Wiretaps in 1996 increased by 30-40% according to the Department of Justice. The FBI's own report indicates that it plans to double the amount of private phone calls it intercepts by the year 2004, yet more than 80 percent of all conversations intercepted during a wiretap are of an innocent nature. During an average wiretap, 2,000 calls and 175 people are intercepted. That means in 1995 over two-million innocent calls were intercepted. (ibid.)
The task of embedding the standard law enforcement interface into the nation's regional telephone switches, as well as its cellular, pcs, pager and e-mail systems is more than daunting, it's almost like putting the man on the moon. The cost has not even been estimated - it will cost billions - and the software and programming requirements are mind boggling. A Bell company spokesman was quoted on Public Radio as saying that just the "call waiting" feature that lets a customer know when another call is coming in, uses a program with 2-million lines of code. The violation of privacy as well as the overwhelming cost and logistical demands of the National Wiretap Plan are clearly not justified by the alleged "terrorist threat".
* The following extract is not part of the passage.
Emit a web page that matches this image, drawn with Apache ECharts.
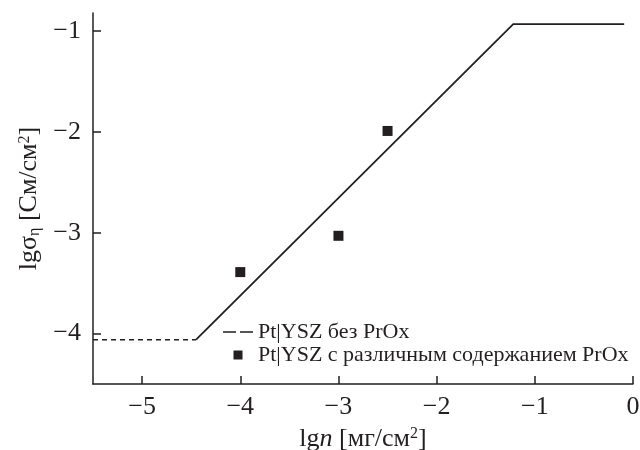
<!DOCTYPE html>
<html>
<head>
<meta charset="utf-8">
<script src="https://cdn.jsdelivr.net/npm/echarts@6/dist/echarts.min.js"></script>
<style>
    html, body {margin: 0; padding: 0; background: #fff;}
    #chart {width: 640px; height: 450px;}
</style>
</head>
<body>
<div id="chart"></div>
<script>
// horizontal part below the threshold (dashed)
const baseX = [-5.5, -4.45]
const baseY = [-4.06, -4.06]
// fitted line: rise then saturation
const fitX = [-4.45, -1.22, -0.09]
const fitY = [-4.06, -0.93, -0.93]
// measured samples
const pointX = [-4, -3, -2.5]
const pointY = [-3.39, -3.03, -1.99]

const xTicks = [-5, -4, -3, -2, -1, 0]
const yTicks = [-4, -3, -2, -1]

const ink = '#231f20'
const font = 'Liberation Serif'

const zip = (xs, ys) => xs.map((x, i) => [x, ys[i]])
const minus = (v) => String(v).replace('-', '\u2212')

const axisCommon = {
    type: 'value',
    splitLine: {show: false},
    axisLine: {show: true, onZero: false, lineStyle: {color: ink, width: 1.5}},
    nameLocation: 'middle',
}

const nameStyle = {
    fontFamily: font, fontSize: 26, color: ink,
    rich: {
        it: {fontFamily: font, fontSize: 26, fontStyle: 'italic', color: ink},
        sub: {fontFamily: font, fontSize: 16, color: ink, verticalAlign: 'bottom'},
        sup: {fontFamily: font, fontSize: 16, color: ink, verticalAlign: 'top'},
    },
}

const chart = echarts.init(document.getElementById('chart'))
chart.setOption({
    animation: false,
    textStyle: {fontFamily: font, color: ink},
    grid: {left: 93, right: 7, top: 13, bottom: 66, outerBoundsMode: 'none'},
    legend: {
        orient: 'vertical',
        left: 223,
        top: 321,
        padding: 0,
        itemGap: 1,
        itemWidth: 30,
        itemHeight: 9,
        selectedMode: false,
        textStyle: {fontFamily: font, fontSize: 22, color: ink, lineHeight: 22},
        data: [
            {name: 'Pt|YSZ без PrOx', icon: 'path://M0,0h13v1.5h-13z M17,0h13v1.5h-13z'},
            {name: 'Pt|YSZ с различным содержанием PrOx', icon: 'path://M0,0h10v10h-10z'},
        ],
    },
    xAxis: {
        ...axisCommon,
        min: -5.5,
        max: 0,
        name: 'lg{it|n} [мг/см{sup|2}]',
        nameGap: 42,
        nameTextStyle: nameStyle,
        axisTick: {show: true, inside: true, length: 8, lineStyle: {color: ink, width: 1.5}, customValues: xTicks},
        axisLabel: {fontFamily: font, fontSize: 26, color: ink, margin: 10, customValues: xTicks, formatter: minus},
    },
    yAxis: {
        ...axisCommon,
        min: -4.5,
        max: -0.82,
        name: 'lgσ{sub|η} [См/см{sup|2}]',
        nameGap: 50,
        nameTextStyle: nameStyle,
        axisTick: {show: true, inside: true, length: 8, lineStyle: {color: ink, width: 1.5}, customValues: yTicks},
        axisLabel: {fontFamily: font, fontSize: 26, color: ink, margin: 12, customValues: yTicks, formatter: minus},
    },
    series: [
        {
            name: 'Pt|YSZ без PrOx',
            type: 'line',
            data: zip(baseX, baseY),
            symbol: 'none',
            color: ink,
            lineStyle: {color: ink, width: 1.5, type: [5, 4]},
        },
        {
            name: 'fit',
            type: 'line',
            data: zip(fitX, fitY),
            symbol: 'none',
            color: ink,
            lineStyle: {color: ink, width: 1.8},
        },
        {
            name: 'Pt|YSZ с различным содержанием PrOx',
            type: 'scatter',
            data: zip(pointX, pointY),
            symbol: 'rect',
            symbolSize: 10,
            color: ink,
            itemStyle: {color: ink, opacity: 1},
        },
    ],
})
</script>
</body>
</html>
Some in Congress have been reluctant in giving the FBI the carte blanche wiretap authority it wants. Even though CALEA was partially funded when it was signed into law, some in Congress have thwarted efforts to broaden its authority and funding. After its second setback in August '96, the president angrily lashed out at Congress for "stripping from the anti-terrorism legislation key provisions that law enforcement needs to help them find out, track down, and shut down terrorists." "We cannot cast aside any tools in this fight for the security of our country and the safety of our people", he declared.
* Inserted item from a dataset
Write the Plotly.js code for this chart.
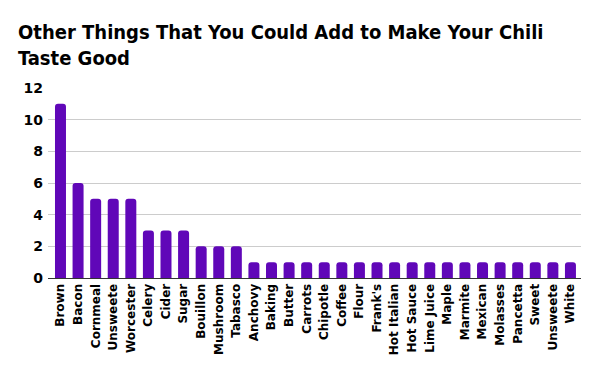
<!DOCTYPE html>
<html><head><meta charset="utf-8">
<script src="https://cdn.plot.ly/plotly-3.0.1.min.js"></script>
<style>html,body{margin:0;padding:0;background:#fff}#chart{width:600px;height:371px}</style>
</head><body><div id="chart"></div>
<script>
const labels = ["Brown","Bacon","Cornmeal","Unsweete","Worcester","Celery","Cider","Sugar","Bouillon","Mushroom","Tabasco","Anchovy","Baking","Butter","Carrots","Chipotle","Coffee","Flour","Frank's","Hot Italian","Hot Sauce","Lime Juice","Maple","Marmite","Mexican","Molasses","Pancetta","Sweet","Unsweete","White"];
const values = [11,6,5,5,5,3,3,3,2,2,2,1,1,1,1,1,1,1,1,1,1,1,1,1,1,1,1,1,1,1];
const positions = labels.map((_, i) => i);
const font = "DejaVu Sans, Verdana, sans-serif";
Plotly.newPlot('chart', [{
  type: 'bar', x: positions, y: values,
  marker: {color: '#6007b8', cornerradius: 3},
  hovertemplate: '%{text}: %{y}<extra></extra>', text: labels, textposition: 'none'
}], {
  width: 600, height: 371,
  margin: {l: 48, r: 19, t: 88, b: 93},
  bargap: 0.375,
  paper_bgcolor: '#fff', plot_bgcolor: '#fff',
  title: {text: 'Other Things That You Could Add to Make Your Chili<br>Taste Good',
    font: {family: "DejaVu Sans Condensed, sans-serif", size: 20, color: '#000', weight: 'bold'},
    x: 18/600, xanchor: 'left', xref: 'container', y: 0.895, yref: 'container', yanchor: 'top'},
  xaxis: {tickmode: 'array', tickvals: positions, ticktext: labels, tickangle: -90,
    range: [-0.71, 29.6], showgrid: false, zeroline: false,
    showline: true, linecolor: '#333', linewidth: 1, ticks: '',
    tickfont: {family: font, size: 12, color: '#000', weight: 'bold'}},
  yaxis: {range: [0, 12], dtick: 2, gridcolor: '#cccccc', zeroline: false, ticks: '',
    ticklabelstandoff: 4,
    tickfont: {family: font, size: 14, color: '#000', weight: 'bold'}, ticklen: 0},
  showlegend: false
}, {displayModeBar: false, staticPlot: true});
</script></body></html>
In October '96 a few congressmen tried to slip the new wiretap provisions and funding into a 1,500- page defense spending bill, which seemed doomed for passage because of the approaching recess. The sleight of hand became public after a newspaper ran an article on the attempted "stealth legislation" and the wiretap provisions were removed from the spending bill.
In a recent speech at Morgan State University in Maryland, President Clinton said, "The right to privacy is one of our most cherished freedoms" and that "technology should not be used to break down the wall of privacy and autonomy free citizens are guaranteed in a free society." Even while proclaiming the right to privacy, the Chief Executive is continuing his campaign to expand electronic surveillance of all Americans through the National Wiretap Plan, all in the name of "security".
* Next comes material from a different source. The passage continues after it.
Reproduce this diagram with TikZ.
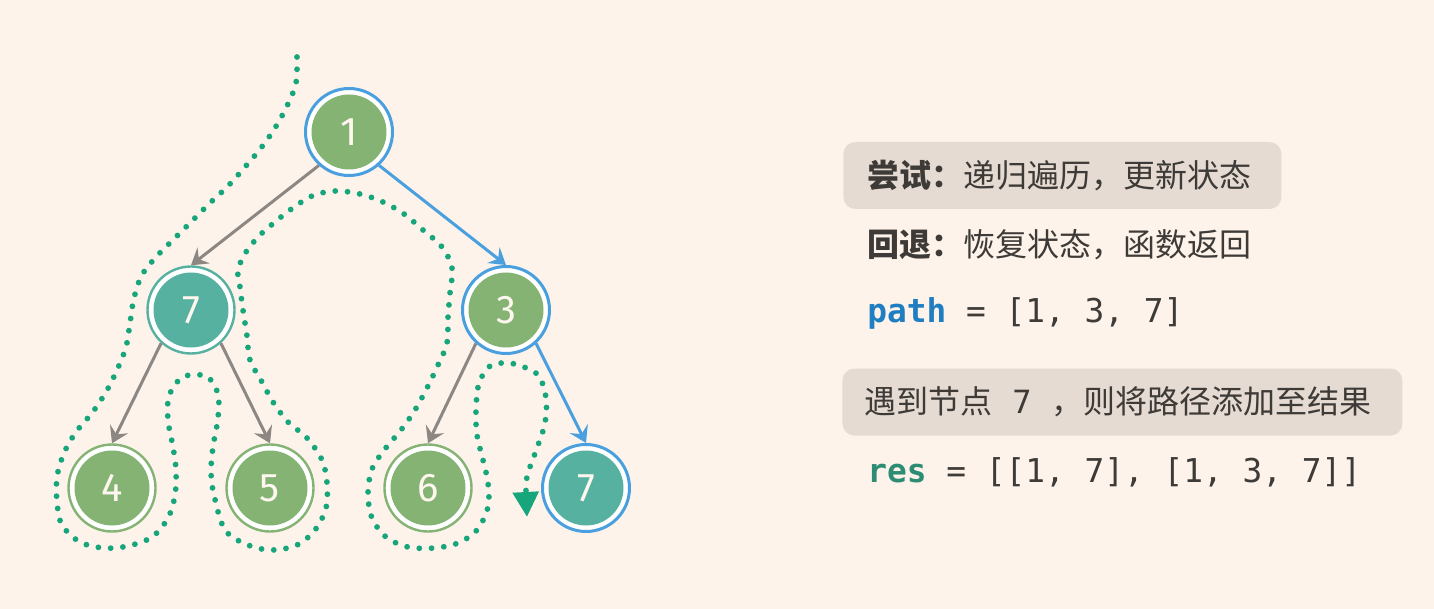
\documentclass[tikz,border=0pt]{standalone}
\usepackage{fontspec}
\setmainfont{Fira Sans}
\newfontfamily\cjk{Noto Sans CJK SC}
\newfontfamily\codefont{DejaVu Sans Mono}
\usetikzlibrary{calc, arrows.meta}
\definecolor{bgcol}{HTML}{FDF3EA}
\definecolor{leafgreen}{HTML}{84B374}
\definecolor{tealfill}{HTML}{56B1A0}
\definecolor{pathblue}{HTML}{4A9FDF}
\definecolor{edgegray}{HTML}{8C8783}
\definecolor{dotgreen}{HTML}{17A67C}
\definecolor{boxgray}{HTML}{E5DBD2}
\definecolor{inktext}{HTML}{3D3A37}
\definecolor{codeblue}{HTML}{1F7DC1}
\definecolor{codeteal}{HTML}{2D8C74}
\definecolor{nodetext}{HTML}{FFF7EF}
\tikzset{treenode/.style 2 args={circle, minimum size=43.5pt, inner sep=0pt,
    draw=#1, line width=1.2pt, fill=white, text=nodetext,
    font=\fontsize{20}{22}\selectfont,
    path picture={\fill[#2] (path picture bounding box.center) circle (18.75pt);}}}
\tikzset{pathnode/.style={treenode={pathblue}{#1}, line width=1.5pt}}
\tikzset{treeedge/.style={draw=edgegray, line width=1.5pt,
    -{Stealth[length=8pt,width=10pt,inset=3pt]}}}
\tikzset{pathedge/.style={treeedge, draw=pathblue}}
\tikzset{trace/.style={draw=dotgreen, line width=2.9pt, line cap=round,
    dash pattern=on 0pt off 6.15pt}}
\tikzset{notebox/.style={fill=boxgray, rounded corners=6pt, anchor=west,
    minimum height=33.5pt, inner xsep=12pt, align=left, text=inktext,
    font=\cjk\fontsize{16}{20}\selectfont}}
\tikzset{noteline/.style={anchor=west, inner sep=0pt, text=inktext,
    font=\cjk\fontsize{16}{20}\selectfont}}
\tikzset{codeline/.style={anchor=west, inner sep=0pt, text=inktext,
    font=\codefont\fontsize{16.4}{20}\selectfont}}

\begin{document}
\begin{tikzpicture}[x=0.5pt, y=-0.5pt]
  \fill[bgcol] (0,0) rectangle (1434,609);
  \useasboundingbox (0,0) rectangle (1434,609);

  % tree
  \node[pathnode=leafgreen] (n1) at (349,132) {1};
  \node[treenode={tealfill}{tealfill}] (n7a) at ($(n1)+(-158,178)$) {7};
  \node[pathnode=leafgreen] (n3) at ($(n1)+(157,178)$) {3};
  \node[treenode={leafgreen}{leafgreen}] (n4) at ($(n7a)+(-79,178)$) {4};
  \node[treenode={leafgreen}{leafgreen}] (n5) at ($(n7a)+(79,178)$) {5};
  \node[treenode={leafgreen}{leafgreen}] (n6) at ($(n3)+(-78,178)$) {6};
  \node[pathnode=tealfill] (n7b) at ($(n3)+(80,178)$) {7};

  \draw[treeedge] (n1.228) -- (n7a.north);
  \draw[pathedge] (n1.312) -- (n3.north);
  \draw[treeedge] (n7a.228) -- (n4.north);
  \draw[treeedge] (n7a.312) -- (n5.north);
  \draw[treeedge] (n3.228) -- (n6.north);
  \draw[pathedge] (n3.312) -- (n7b.north);

  % traversal trace
  \coordinate (tracestart) at (297,57);
  \coordinate (traceend) at (527,517);
  \draw[trace, -{Triangle[length=12.5pt,width=12.5pt]}] plot[smooth, tension=0.55] coordinates {
    (tracestart) (296,83) (287,106) (275,128) (261,148) (245,167) (228,186)
    (210,203) (193,220) (175,238) (157,256) (142,275) (134,298) (130,323)
    (126,347) (117,370) (106,392) (92,413) (76,432) (64,453) (57,477)
    (57,502) (62,525) (80,542) (104,548) (128,546) (152,537) (168,518)
    (175,495) (176,470) (173,447) (168,420) (169,396) (181,378) (195,375)
    (208,377) (218,394) (218,418) (213,447) (211,472) (214,495) (225,530)
    (248,545) (272,550) (297,545) (315,530) (326,508) (327,483) (322,460)
    (307,438) (288,422) (273,402) (262,382) (250,360) (247,336) (243,310)
    (240,287) (238,270) (246,252) (260,235) (275,222) (290,210) (312,196)
    (335,191) (360,194) (383,202) (404,214) (423,230) (442,247) (452,268)
    (450,293) (448,317) (447,343) (438,365) (427,388) (415,410) (401,430)
    (385,449) (372,469) (368,494) (372,518) (386,537) (408,547) (434,548)
    (458,543) (477,530) (488,507) (488,483) (483,460) (477,435) (476,410)
    (479,383) (490,366) (504,363) (518,365) (538,375) (546,398) (545,423)
    (537,448) (529,470) (526,485) (traceend)};

  % notes
  \node[notebox, text width=195pt] (trynote) at (843,175.5)
    {{\bfseries 尝试：}递归遍历，更新状态};
  \node[noteline] (backnote) at (867,245)
    {{\bfseries 回退：}恢复状态，函数返回};
  \node[codeline] (pathline) at (867,313)
    {{\bfseries\color{codeblue}path} = [1, 3, 7]};
  \node[notebox, text width=258pt, inner xsep=11pt] (hitnote) at (842,402)
    {遇到节点\hspace{10pt}{\codefont 7}\hspace{10pt}，则将路径添加至结果};
  \node[codeline] (resline) at (867,472)
    {{\bfseries\color{codeteal}res} = [[1, 7], [1, 3, 7]]};
\end{tikzpicture}
\end{document}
Wiretapping would not be so bad if it were government phones being tapped so all Americans could eavesdrop, but unfortunately, this is not the case. The U.S. government is moving to seize for itself the option to eavesdrop on any American at any time it chooses. Few Americans realize the true implications of this move. It means that the U.S. government now fears American citizens and is moving to protect itself from them at tremendous cost. Instead of "national security", it is "government security" at the cost of individual liberties.
Like a tidal wave, the government is attacking privacy across a broad front. A national identification card is being developed that will incorporate fingerprint and iris characteristics. A social security number is required for many forms that have nothing to do with social security benefits and, more and more, banks are requiring people to submit a fingerprint in order to cash a check. The masses submit, mindlessly believing that it is for their protection.
A government that steals the rights of its citizens for its own security will find that it is never secure. Mindless citizens that permit the usurpation of their rights in exchange for "security" will find they are never secure from the government. The participants will eventually turn on and destroy one another which will bring a just conclusion to the whole matter.